The manager of the local Orkin pest control office, Bobby Thrash, told FBI agents that he received a call from an unknown male who asked Thrash to boycott Burger Chef and to stop sending Orkin trucks there. Thrash said he refused the request and tried without success to meet with the unidentified caller.

ARSON & BOMBING THREATS, TACKS, DEATH THREAT

In mid-April, the FBI received an alarming report that Klansman James “Jimmy” Scarborough of Ferriday, located in Concordia Parish across the Mississippi River from Natchez, asked a bureau informant to deliver a package of two dynamite caps to Natchez. The informant refused but said Scarborough told him that the Burger Chef in Natchez was not going to burn, apparently meaning that plans to torch the restaurant had been canceled and that it would be bombed instead.

The bureau immediately informed Burger Chef management and local, state and federal authorities of the possible bomb threat. Natchez police, including Chief Robinson, surveilled the restaurant for four straight nights without incident.

The informant later reported that the package was to be delivered to Jack Seale, a notorious Natchez Klansmen who, like Scarborough, was linked to murders, beatings and arsons and would be charged, but never convicted, in the bombing of a Natchez jewelry store in December 1966.

A few days after the initial report of the bomb threat against Burger Chef, the informant indicated that Scarborough still had the dynamite caps.

In mid-June, Howard, the Burger Chef manager, told agents that a young male customer told him that he overheard some white men talking about burning down the restaurant.
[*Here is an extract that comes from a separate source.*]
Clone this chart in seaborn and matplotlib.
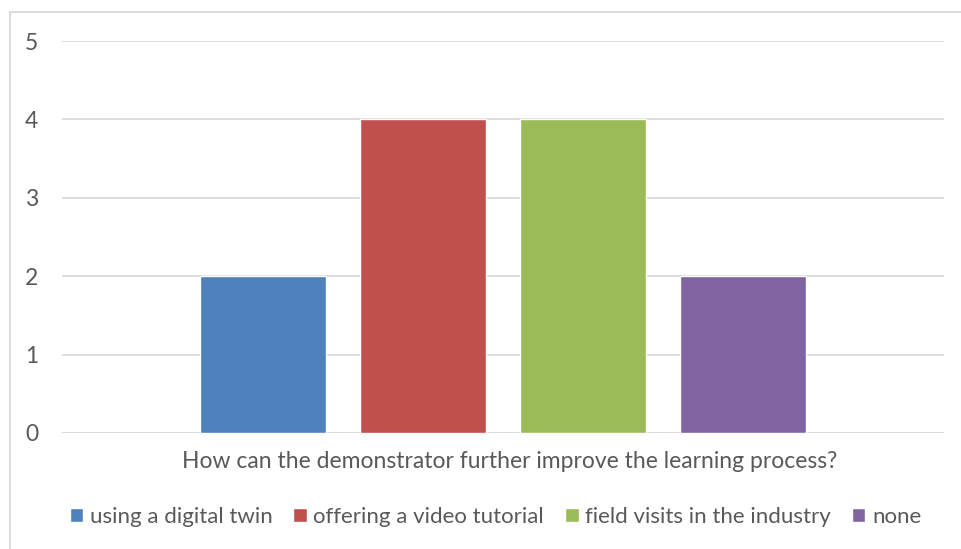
import matplotlib
matplotlib.use("Agg")
import matplotlib.pyplot as plt
import seaborn as sns
import pandas as pd

question = "How can the demonstrator further improve the learning process?"
answers = ["using a digital twin", "offering a video tutorial", "field visits in the industry", "none"]
counts = [2, 4, 4, 2]
colors = ["#4F81BD", "#C0504D", "#9BBB59", "#8064A2"]

df = pd.DataFrame({"question": [question] * len(answers), "answer": answers, "count": counts})

sns.set_theme(style="white")
plt.rcParams["font.family"] = ["Lato", "DejaVu Sans"]
text_col = "#595959"

fig = plt.figure(figsize=(9.62, 5.49), dpi=100)
ax = fig.add_axes([0.0645, 0.2113, 0.9168, 0.714])

sns.barplot(data=df, x="question", y="count", hue="answer", palette=colors,
            width=0.7256, gap=0.2125, saturation=1, legend=True, ax=ax)

ax.set_xlim(-0.5, 0.5)
ax.set_ylim(0, 5)
ax.set_yticks(range(0, 6))
ax.yaxis.grid(True, color="#D9D9D9", linewidth=1.3)
ax.set_axisbelow(True)
for s in ax.spines.values():
    s.set_visible(False)
ax.tick_params(axis="y", length=0, labelsize=16.5, colors=text_col, pad=17)
ax.set_xticks([])
ax.set_ylabel("")
ax.set_xlabel(question, fontsize=16.5, color=text_col, labelpad=13)
ax.xaxis.label.set_x(0.508)

handles, labels = ax.get_legend_handles_labels()
ax.get_legend().remove()
fig.legend(handles, labels, loc="center", bbox_to_anchor=(0.515, 1 - 517 / 549), ncol=4,
           frameon=False, fontsize=16, handlelength=0.6, handleheight=0.6,
           handletextpad=0.3, columnspacing=0.95, labelcolor=text_col)

# chart area border (left and top visible)
fig.add_artist(plt.Line2D([9.5 / 962, 9.5 / 962], [0, 1 - 11.5 / 549], color="#D9D9D9", linewidth=1.3))
fig.add_artist(plt.Line2D([9.5 / 962, 1], [1 - 11.5 / 549, 1 - 11.5 / 549], color="#D9D9D9", linewidth=1.3))

fig.savefig("out.png", dpi=100)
The next day, someone threw tacks in the parking lot resulting in flat tires for customers.

From late June to early July, Howard received six threatening phone calls, each coming about midnight. On most of the calls, the caller remained silent despite pleas from Howard to talk. On the night of Tuesday, July 5, the phone rang again and when Howard repeatedly asked the caller to identify himself, the caller said, “You are dead!”

Again, Howard attempted to engage the caller who only repeated, “You are dead!

“When?” Howard asked.

“Wednesday,” the caller said.

PRELIMINARY INVESTIGATION CLOSED

FBI reports from the Jackson field office to the FBI Director summarized the preliminary investigation as one into the “Klan boycott at Burger Chef, an integrated establishment and related violence, including assault on an employee, intimidation of customers by placing tacks in the parking lot, recording license tag numbers and making harassing phone calls.”

During the summer, yet another Klan flier was circulated. It was entitled, “A Cheap Hamburger Costs A Lot More Than 15 Cents.”

The flier thanked those whites who didn’t do business with Burger Chef: “When informed about the unwholly (sic) plot to bring teen-agers of both races together at Burger Chef, you were thankful that someone cared enough about you to inform you of the purpose of a seemingly innocent drive-in-establishment,” and thanked them for preserving their white heritage.

“The negroes of Natchez need a drive-in restaurant … LET THEM HAVE THE BURGER CHEF!”

FBI agents learned that Klansmen Reggie Carter, Charles Davidson and Joe Hardy were involved in the printing and distribution of the flier. One source said the fliers were printed at Davidson’s home.

Photos of Klansmen believed to have been involved in the plot to shut down Burger Chef were shown to witnesses and others affected by the case but none of the main witnesses were able to make identifications. The identity of the white male who physically attacked Burger Chef employee Murray Seals was never revealed.

Eventually, the Klan seemed to lose interest in Burger Chef, which continued operations for years. Burger Chef officials were ready for the preliminary investigation to end, fearing a full investigation would result in the Klan blaming Burger Chef and ramping up its intimidation tactics even more.

At the time, the FBI was investigating multiple Klan crimes, including the local murder of Ben Chester White, a 67-year-old Black man killed by Adams County Klansmen in June.

The preliminary investigation into the Klan harassment of Burger Chef was closed during the fall.

Burger Chef had begun operations in 1954 and by its peak in 1973 had more than 1,000 locations in the U.S. The company no longer operates today.